ExACT: Teaching AI Agents to Explore with Reflective-MCTS and Exploratory Learning
Yu, Xiao, Peng, Baolin, Vajipey, Vineeth, Cheng, Hao, Galley, Michel, Gao, Jianfeng, Yu, Zhou
Autonomous agents have demonstrated significant potential in automating complex multistep decision-making tasks. However, even state-of-the-art vision-language models (VLMs), such as GPT-4o, still fall short of human-level performance, particularly in intricate web environments and long-horizon tasks. To address these limitations, we present ExACT, an approach to combine test-time search and self-learning to build o1-like models for agentic applications. We first introduce Reflective Monte Carlo Tree Search (R-MCTS), a novel test time algorithm designed to enhance AI agents' ability to explore decision space on the fly.
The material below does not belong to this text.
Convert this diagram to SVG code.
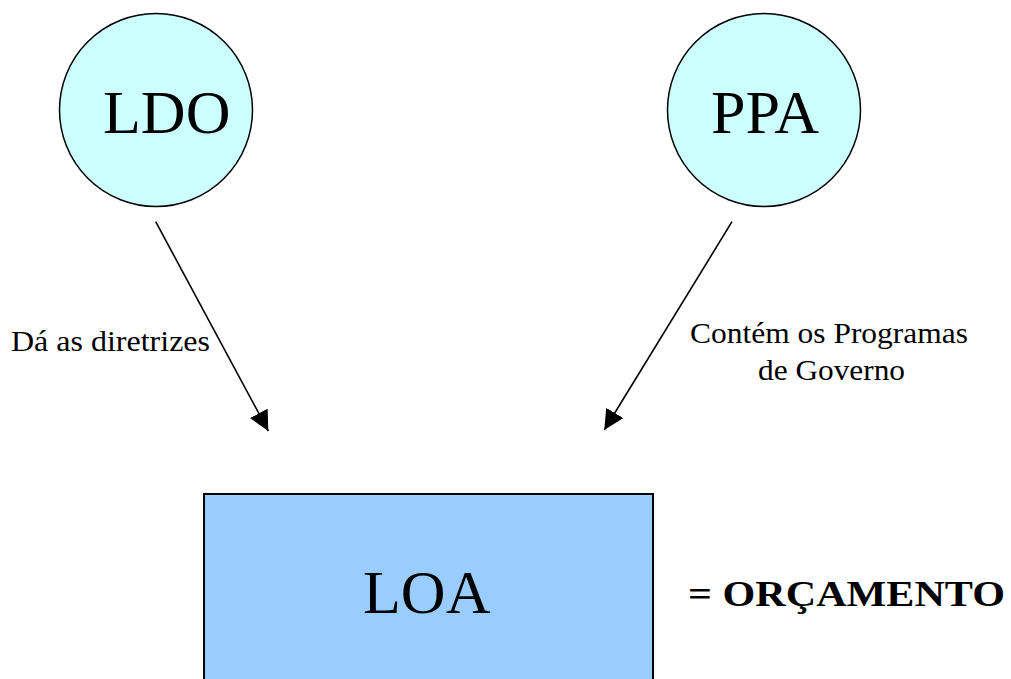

R-MCTS extends traditional MCTS by 1) incorporating contrastive reflection, allowing agents to learn from past interactions and dynamically improve their search efficiency; and 2) using multi-agent debate for reliable state evaluation. Next, we introduce Exploratory Learning, a novel learning strategy to teach agents to search at inference time without relying on any external search algorithms. On the challenging VisualWebArena benchmark, our GPT-4o based R-MCTS agent achieves a 6% to 30% relative improvement across various tasks compared to the previous state-of-the-art. Additionally, we show that the knowledge and experience gained from test-time search can be effectively transferred back to GPT-4o via fine-tuning. After Exploratory Learning, GPT-4o 1) demonstrates the ability to explore the environment, evaluate a state, and backtrack to viable ones when it detects that the current state cannot lead to success, and 2) matches 87% of R-MCTS's performance while using significantly less compute. Notably, our work demonstrates the compute scaling properties in both training - data collection with R-MCTS - and testing time. These results suggest a promising research direction to enhance VLMs' capabilities for agentic applications via test-time search and self-learning.